ORFF: Carmina Burana – Agnes Giebel, soprano/Marcel Cordes, baritone/Paul Kuen, tenor/Chorus of the Westdeutschen Rundfunk/Cologne Radio-Symphony Orchestra/Wolfgang Sawallisch
Pristine Audio PACO 044, 57:11 [avail. in various formats at www.pristineclassical.com] ****:
Producer Andrew Rose has resuscitated the 1956 Carmina Burana (also reissued via EMI) and literally revivified its sonic grandeur. Originally touted as recorded “under the supervision of the composer,” the EMI original LP compelled our purchase because of the handsome cover art and included booklet – a classy enterprise. A final track on the LP had a brief laudatory comment by Orff himself. But even with Pristine’s minimal packaging, the resurrected aural power of this edition should have us intoning profane thoughts with musical glee.
Orff set 24 of the 254 poems from the collection Carmina Burana (Secular Songs from the Bueren Monastery) in 1935-1936. He considered the work a “Theatrum mundi,” a “world-drama,” in which Fortune influences various milieu and seasonal events: the Spring; the Garden; the Tavern; the Court of Love; and then returns cyclically to its original position. The fickleness of Fate, accompanied by a constant metric adjustment– despite an almost naïve simplicity of harmonic and textural means–reproduces the ephemera of life’s checks and balances. The changing locales–marked attacca to propel the progression–suggest the seductions of the Seven Deadly Sins, as men succumb to gluttony, drink, avarice, despair, and lust. The one tenor aria, ‘Olim lacus colueram,” set in The Tavern, recounts in Paul Kuen’s wonderful falsetto the agonies and humiliation of a roasted goose on the spit of desire. The baritone arias, too, demand an unnaturally high tessitura, the vocal line stretch to Dante’s depths and Lisztian ecstasies. The soprano part (Agnes Giebel) calls for a lyric – not coloratura – voice that must stretch for the high notes in “Dulcissime!” The orchestra is huge, calling for assorted battery adjustments such as tam-tams, ratchets, castanets, glockenspiel, and tubular bells, along with doubled or tripled brass and woodwinds. From a symbolist point of view, Orff has established the various Estates of Love and variously celebrated or exploded their attraction.

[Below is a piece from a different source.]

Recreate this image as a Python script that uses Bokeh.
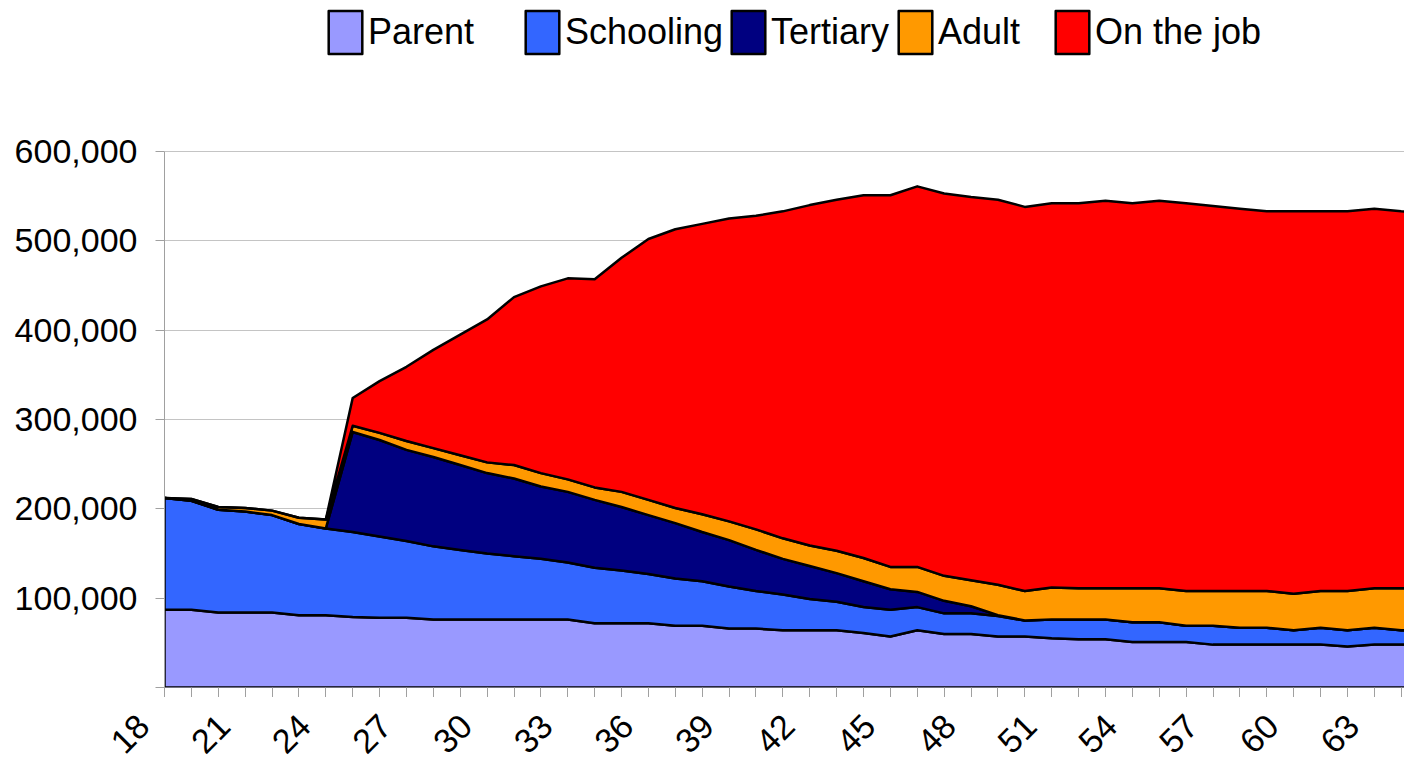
import numpy as np
from math import pi
from bokeh.plotting import figure
from bokeh.layouts import column
from bokeh.models import (Range1d, FixedTicker, NumeralTickFormatter, Legend,
                          LegendItem, LabelSet, ColumnDataSource)
from bokeh.core.properties import value
from bokeh.embed import file_html
from bokeh.resources import INLINE

# ---------------- data ----------------
ages = list(range(18, 66))

parent = [87000, 87000, 84000, 84000, 84000, 81000, 81000, 79000, 78000, 78000,
          76000, 76000, 76000, 76000, 76000, 76000, 72000, 72000, 72000, 69000,
          69000, 66000, 66000, 64000, 64000, 64000, 61000, 57000, 64000, 60000,
          60000, 57000, 57000, 55000, 54000, 54000, 51000, 51000, 51000, 48000,
          48000, 48000, 48000, 48000, 46000, 48000, 48000, 48000]

schooling = [125000, 122000, 115000, 113000, 109000, 102000, 97000, 95000, 91000, 86000,
             82000, 78000, 74000, 71000, 68000, 64000, 62000, 59000, 55000, 53000,
             50000, 47000, 42000, 40000, 35000, 32000, 29000, 30000, 26000, 23000,
             23000, 23000, 18000, 21000, 22000, 22000, 22000, 22000, 18000, 21000,
             19000, 19000, 16000, 19000, 18000, 19000, 16000, 16000]

tertiary = [0, 0, 0, 0, 0, 0, 0, 112000, 108000, 102000,
            100000, 95000, 90000, 87000, 81000, 79000, 76000, 71000, 66000, 62000,
            55000, 52000, 46000, 40000, 37000, 32000, 29000, 23000, 17000, 14000,
            8000, 1000, 0, 0, 0, 0, 0, 0, 0, 0,
            0, 0, 0, 0, 0, 0, 0, 0]

adult = [0, 2000, 3000, 4000, 5000, 7000, 10000, 7000, 8000, 10000,
         10000, 11000, 12000, 15000, 15000, 14000, 14000, 17000, 17000, 17000,
         20000, 21000, 23000, 23000, 23000, 25000, 26000, 25000, 28000, 28000,
         29000, 34000, 33000, 36000, 35000, 35000, 38000, 38000, 39000, 39000,
         41000, 41000, 41000, 41000, 44000, 44000, 47000, 47000]

on_the_job = [0, 0, 0, 0, 0, 0, 0, 31000, 58000, 83000,
              110000, 135000, 160000, 188000, 209000, 225000, 233000, 262000, 292000, 312000,
              325000, 339000, 351000, 366000, 381000, 393000, 406000, 416000, 426000, 428000,
              429000, 431000, 430000, 430000, 431000, 434000, 431000, 434000, 434000, 431000,
              428000, 425000, 428000, 425000, 425000, 425000, 422000, 421000]

series_names = ["Parent", "Schooling", "Tertiary", "Adult", "On the job"]
series_values = [parent, schooling, tertiary, adult, on_the_job]
series_colors = ["#9999FF", "#3366FF", "#000080", "#FF9900", "#FF0000"]

x_tick_labels = ["18", "21", "24", "27", "30", "33", "36", "39", "42", "45",
                 "48", "51", "54", "57", "60", "63"]
y_ticks = [0, 100000, 200000, 300000, 400000, 500000, 600000]
y_max = 600000

# ---------------- layout / style ----------------
FONT = "Liberation Sans"
GRAY = "#a0a0a0"
W, H = 1404, 760
LEFT = 164            # frame left edge (px)
ZERO_Y = 687          # pixel row of value 0
TOP_Y = 151           # pixel row of y_max
TICK_OUT = 10
PX_PER_AGE = 26.885
units_per_px = y_max / (ZERO_Y - TOP_Y)
frame_w = W - LEFT

# ---------------- main chart ----------------
p = figure(frame_width=frame_w, frame_height=ZERO_Y,
           output_backend="svg", toolbar_location=None,
           x_range=Range1d(ages[0], ages[0] + frame_w / PX_PER_AGE),
           y_range=Range1d(0, ZERO_Y * units_per_px),
           min_border_left=LEFT, min_border_right=0,
           min_border_top=0, min_border_bottom=TICK_OUT)
p.frame_align = False
p.outline_line_color = None
p.background_fill_color = "white"
p.border_fill_color = "white"

p.xgrid.visible = False
p.ygrid.grid_line_color = "#c4c4c4"
p.ygrid.grid_line_width = 1

# y axis
p.yaxis.ticker = FixedTicker(ticks=y_ticks)
p.yaxis.bounds = (0, y_max)
p.yaxis.formatter = NumeralTickFormatter(format="0,0")
p.yaxis.major_label_overrides = {0: ""}
p.yaxis.major_label_text_font = FONT
p.yaxis.major_label_text_font_size = "34px"
p.yaxis.major_label_text_color = "black"
p.yaxis.major_label_standoff = 18
p.yaxis.major_tick_out = 9
p.yaxis.major_tick_in = 0
p.yaxis.minor_tick_line_color = None
p.yaxis.axis_line_color = GRAY
p.yaxis.major_tick_line_color = GRAY

# x axis: a tick mark for every age (labels are drawn in the strip below)
p.xaxis.ticker = FixedTicker(ticks=ages)
p.xaxis.major_label_overrides = {a: "" for a in ages}
p.xaxis.major_label_text_font_size = "0px"
p.xaxis.major_label_standoff = 0
p.xaxis.major_tick_out = TICK_OUT
p.xaxis.major_tick_in = 0
p.xaxis.minor_tick_line_color = None
p.xaxis.axis_line_color = None
p.xaxis.major_tick_line_color = GRAY

# stacked areas
bottom = np.zeros(len(ages))
renderers = []
for name, vals, col in zip(series_names, series_values, series_colors):
    top = bottom + np.array(vals, dtype=float)
    xs = list(ages) + list(ages[::-1])
    ys = list(top) + list(bottom[::-1])
    r = p.patch(xs, ys, fill_color=col, line_color="black", line_width=2.5,
                line_join="round")
    renderers.append(r)
    bottom = top

# legend (one entry per box, like the original)
box_left = [328, 525, 731, 898, 1055]
for name, r, bx in zip(series_names, renderers, box_left):
    lg = Legend(items=[LegendItem(label=name, renderers=[r])],
                location=(bx - LEFT - 4, ZERO_Y - 59), orientation="horizontal",
                glyph_width=42, glyph_height=54, label_standoff=2,
                padding=0, margin=0, spacing=0,
                border_line_color=None, background_fill_alpha=0,
                label_text_font=FONT, label_text_font_size="36px",
                label_text_color="black")
    p.add_layout(lg)

# ---------------- strip with the rotated age labels ----------------
strip_h = H - ZERO_Y - TICK_OUT
p2 = figure(frame_width=W, frame_height=strip_h,
            output_backend="svg", toolbar_location=None,
            x_range=Range1d(ages[0] - LEFT / PX_PER_AGE, ages[0] + frame_w / PX_PER_AGE),
            y_range=Range1d(0, strip_h),
            x_axis_type=None, y_axis_type=None,
            min_border_left=0, min_border_right=0, min_border_top=0, min_border_bottom=0)
p2.frame_align = False
p2.outline_line_color = None
p2.background_fill_color = "white"
p2.border_fill_color = "white"
p2.xgrid.visible = False
p2.ygrid.visible = False

lab_src = ColumnDataSource(dict(x=[int(t) for t in x_tick_labels], text=x_tick_labels))
labels = LabelSet(x="x", y=strip_h - 23, y_units="screen", text="text", source=lab_src,
                  angle=pi / 4, x_offset=-21,
                  text_align="right", text_baseline="middle",
                  text_font=value(FONT), text_font_size="34px", text_color="black")
p2.add_layout(labels)

layout = column(p, p2, spacing=0)
open("out.html", "w").write(file_html(layout, INLINE))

Any good Carmina recording must be judged inevitably by its chorus, and Bernard Zimmerman well prepared the Chorus of the West German Radio. The Latin diction resonates quite clearly, and often with visceral double-entendres, as in “Totus florio” from “Tempus est locundum” for baritone solo and assorted chorus, a cavalier indulgence of sexual desire that culminates in the “Dulcisime!” conquest and the nuptials of Blanziflor and Helena in “Ave formossima.” Wolfgang Sawallisch (b. 1923) in the mid 1950s had but a few EMI recordings to his credit, most notably some work in Richard Strauss with Dennis Brain and a fine album of Weber overtures. This recording established Sawallisch for collectors as a musician to note, as he urges the music–albeit in an understated, literal style–along while maintaining both its shifting metrics, the flux of good and evil fortune, and its innate sensuality. The eternal drinking song, “In taberna quando sumus,” bustles and bristles with pride and erotic self-satisfaction, the participants dousing the earth in Dionysian wisdom, and damn the torpedoes.
Given the popularity of the score and the glut of available recordings, collectors will be glad to obtain this historic reissue, which masterfully set the bar for so many others, joyfully improved as a sonic and intellectually delightful spectacle. Recommended.